Cette lande que je traverse souvent à l’heure de la basse mer pour gagner mes failles rocheuses secrètes et tenter d’y dénicher  quelques tourteaux, ou bien dont je pénètre en septembre les buissons hostiles à la recherche de mûres chaudes, sucrées et iodées, cette lande familière où percent giroflées des dunes, chardons bleus ou asphodèles, cette lande est envahie, outre la tache rouge métallique qui annonce violemment l’évènement, par des animaux de céramique grossière et kitsch. Ces bestioles, soi-disant inspirées par des histoires islaises, sont comme engluées dans une texture  blanche douteuse m’évoquant un coulis épais de colombine ou de guano. Voilà ce qui occupe aujourd’hui mes broussailles préférées, ce qui décore pour quelques mois le littoral non ædificandi, entre autres interventions qualifiées d’artistiques par je ne sais quel médiateur.

10 artistes, soutenus par la DRAC, qui n’en est pas à son premier mauvais coup, ont envahi des sites de l’île en déposant leur déjections (pardon, leur production) dans des lieux qui n’en demandaient pas tant, des sites paisibles qui n’avaient pas besoin, de mon point de vue, d’être investis ou interrogés ou revisités, etc. autrement que par les lumières, les coups de vents, les grains et les marées. D’autant que le public, en l’occurrence des gens qui viennent chercher des moments naturels, n’a rien demandé. Encore une fois, l’art contemporain nous impose ses “dispositifs”, il s’immisce, s’incruste, se place. Cela me rappelle furieusement ces calvaires que l’on trouve à tous les coins de campagne. Tout est bon, le musée, la rue, l’école, maintenant la nature. Attention : rien à voir avec le land art. Ici, personne ne joue avec le paysage,  tout est anecdotique. J’hésite à attribuer la palme à cette manche à air fixée en haut d’un mât planté au milieu des cabanes surplombant un petit mouillage, tapi dans un creux de la côte sauvage. Manche cousue dans un tissu d’un goût discutable et censée représenter un célèbre rocher de l’île qui serait devenu “léger” (j’arpente les lieux depuis quarante ans, ce rocher m’est familier et jamais, sans le discours accompagnant l’œuvre, je ne l’aurais reconnu). Ou bien à ce plongeur taillé grossièrement dans un tronc (pas de mouvement, pas de force), sur l’estran de la pointe Sud-Est et dont seul le dispositif et la dimension comptent, spectaculaires soit, mais rien d'autre. L’art doit-il être d’abord spectaculaire ? L’impact de ces œuvres, s’il existe, réside dans leur situation plus que dans leur réalisation, particulièrement médiocre, jusqu’aux photographies de cette artiste peu inspirée qui n’a rien trouvé de mieux que de s’intéresser  à l’île en tournant le dos à la mer, sûre d’être la première à regarder vers l’intérieur. Quand un photographe se met le doigt dans l’œil…
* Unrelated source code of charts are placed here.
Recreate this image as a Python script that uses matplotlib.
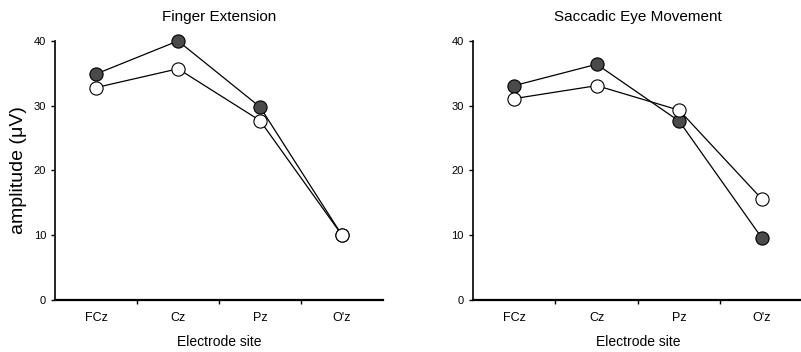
import matplotlib
matplotlib.use("Agg")
import matplotlib.pyplot as plt

plt.rcParams['font.family'] = ['Liberation Sans', 'DejaVu Sans']

sites = ["FCz", "Cz", "Pz", "O'z"]
titles = ["Finger Extension", "Saccadic Eye Movement"]
finger_filled = [34.9, 40.0, 29.8, 10.0]
finger_open = [32.8, 35.7, 27.7, 10.0]
saccade_filled = [33.1, 36.4, 27.6, 9.6]
saccade_open = [31.1, 33.1, 29.3, 15.6]

fig = plt.figure(figsize=(8.01, 3.52), dpi=100)
ax1 = fig.add_axes([0.0687, 0.1477, 0.4095, 0.736])
ax2 = fig.add_axes([0.5905, 0.1477, 0.412, 0.736])

xpos = [0.5, 1.5, 2.5, 3.5]
panels = [(ax1, finger_filled, finger_open), (ax2, saccade_filled, saccade_open)]
for i, (ax, filled, opn) in enumerate(panels):
    ax.plot(xpos, filled, color="black", lw=0.9, marker="o", ms=9.5,
            mfc="#4a4a4a", mec="black", mew=0.8, zorder=3)
    ax.plot(xpos, opn, color="black", lw=0.9, marker="o", ms=9.5,
            mfc="white", mec="black", mew=0.8, zorder=4)
    ax.set_xlim(0, 4)
    ax.set_ylim(0, 40)
    ax.set_yticks([0, 10, 20, 30, 40])
    ax.set_xticks([1, 2, 3])
    ax.set_xticklabels([])
    for x, s in zip(xpos, sites):
        ax.text(x, -2.8, s, ha="center", va="center", fontsize=9)
    ax.text(2, -6.5, "Electrode site", ha="center", va="center", fontsize=10)
    ax.spines["top"].set_visible(False)
    ax.spines["right"].set_visible(False)
    ax.spines["left"].set_linewidth(1.2)
    ax.spines["bottom"].set_linewidth(1.6)
    ax.tick_params(axis="both", direction="out", length=3, width=1, labelsize=8)
    ax.set_title(titles[i], fontsize=11, pad=14)
    ax.patch.set_alpha(0)
    for sp in ax.spines.values():
        sp.set_clip_on(False)
    for ln in ax.lines:
        ln.set_clip_on(False)

ax1.set_ylabel("amplitude (\u03bcV)", fontsize=14, labelpad=5)

fig.savefig("out.png", dpi=100)
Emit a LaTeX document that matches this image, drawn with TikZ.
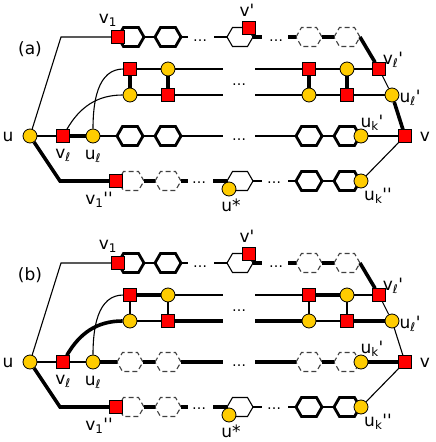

Passons sur les autres. J’en ai assez de ces paysages encombrés d’artistes contemporains. Ou plutôt de ces artistes contemporains qui encombrent les paysages. Tous les lieux institutionnels qu’ils monopolisent déjà à outrance ne leur suffisent donc pas ?  Et à entendre les réactions de quelques promeneurs rencontrés ici ou là, je ne suis pas le seul à regretter autant les installations imposées et envahissantes que la bien piètre qualité de leur exécution.

 
Et qu’on ne se méprenne pas : j’aurais écrit la même chose (sauf sur la qualité, bien sûr !)  si j’avais rencontré une statue de Rodin sur la lande ou une céramique de Picasso dans un de mes coins de pêche. Je veux seulement avoir le choix.  Bon, je le reconnais : j’aurais écrit la même chose,  mais je me serais empressé de profiter de l’isolement pour augmenter ma collection personnelle… Ici, bizarrement, personne n’a encore tenté d’emporter, malheureusement, les fameuses céramiques grumeleuses (pourtant fort transportables) issues des coliques de  notre artiste plasticien animalier !

La commune, prosélyte acoquinée à la DRAC pour ce mauvais coup, aurait mieux fait d’appliquer le principe de laïcité et de veiller à la neutralité des parties communes de son territoire. Hélas ! Profitant de la faiblesse et de l’ignorance des pouvoirs publics balnéaires,  les missionnaires de l’art contemporain, travaillant à la conversion des masses de touristes, ont encore de beaux jours devant eux.